Nous sommes entrés chez elle; elle nous a donné de quoi nous rafraîchir, et elle est partie donner des ordres pour préparer le repas. C'est là que j'ai découvert qu'elle avait une sœur, plus jeune, Marie. Un très très joli brin de fille. Être disciple n'empêche pas de regarder. 

 

Et voilà qu'elle entre dans la pièce où nous étions, elle s'installe aux pieds de Jésus, comme le font les disciples; et elle buvait littéralement ce qu'il disait. Moi je me demandais si c'était vraiment sa place. Mais le Maître semblait heureux. Et il parlait de tout et de rien. Il y avait de la Paix entre nous. 

 

Mais ça s'est gâté d'un coup. En fait on entendait bien la voix de Dame Marthe qui donnait des ordres, les annulait, en donnait d'autres, et on avait l'impression qu'elle avait du mal à savoir où donner de la tête. Elle est arrivée dans la pièce, elle a regardé Jésus et elle lui a demandé sur un ton très autoritaire si ça ne lui faisait rien qu'elle soit toute seule à faire le service.
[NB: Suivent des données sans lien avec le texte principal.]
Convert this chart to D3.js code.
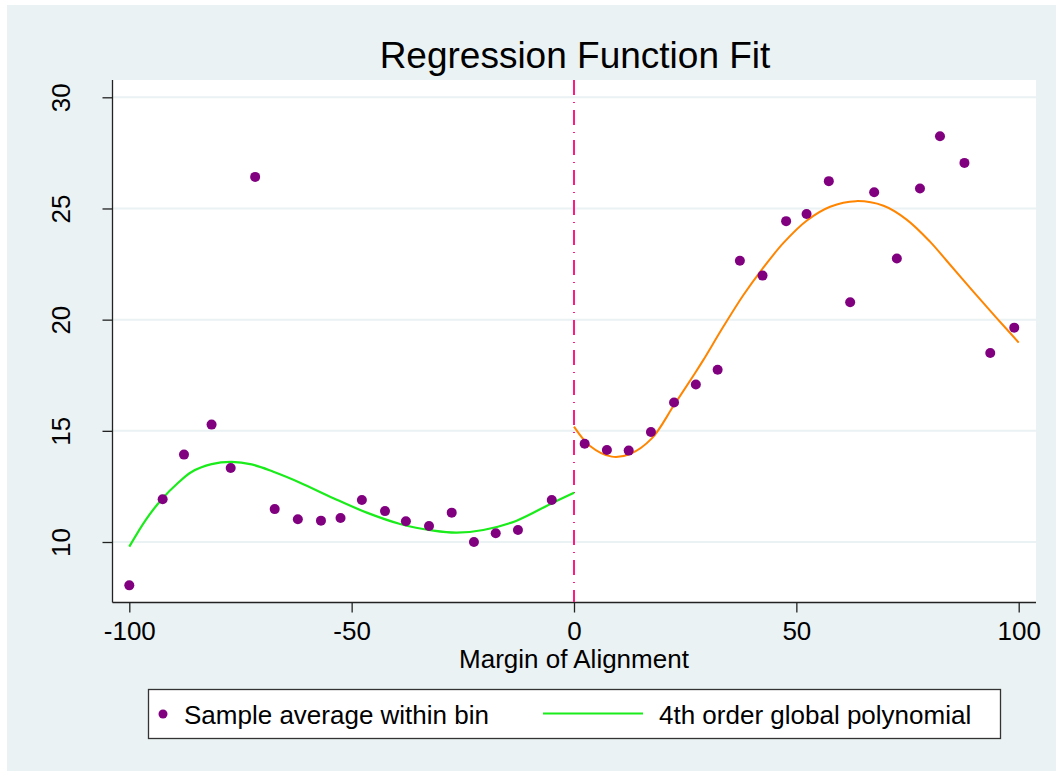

Et qu'il devait dire à Marie de l'aider; vraiment elle n'avait pas l'air contente. Moi je sais que quand on donne des ordres comme cela à notre Maître, il n'aime pas du tout.

 

Il a pris un peu de temps, il l'a regardée et lui a dit une phrase étonnante pour moi. Je veux dire qu'il ne lui a pas donné raison, mais en quelque sorte il l'a renvoyée à elle-même. Il ne lui a pas dit si c'était bien ou mal, il lui a fait remarquer qu'elle s'agitait pour beaucoup de choses, alors qu'une seule était nécessaire; mais il n'a pas dit laquelle. Je crois qu'il voulait qu'elle la trouve toute seule cette chose. 

 

Il a conclu en disant que Marie avait choisi la meilleure part, et que le choix qu'elle avait ce jour-là lui appartenait; que c'était son choix à elle. Et que lui, Jésus, n'allait pas la faire sortir de cette pièce où il y avait une telle concorde.

 

Marthe est repartie, mais j'ai bien vu qu'elle s'était calmée. Marie est restée là. Le repas a pu commencer un peu plus tard, et surtout Marthe est venue s'asseoir avec nous, avec sa sœur, avec Jésus, et je crois que c'était cela le principal. Là encore, il avait mis de la Paix, il avait sûrement guéri, il avait été le prochain de ces deux femmes. 

 

Que j'en ai de la chance d'avoir été choisi par un tel Maître.

 

Puis Jésus partira de là, il ira ailleurs, et il parlera à ses disciples de la prière et de la bonté de son Père.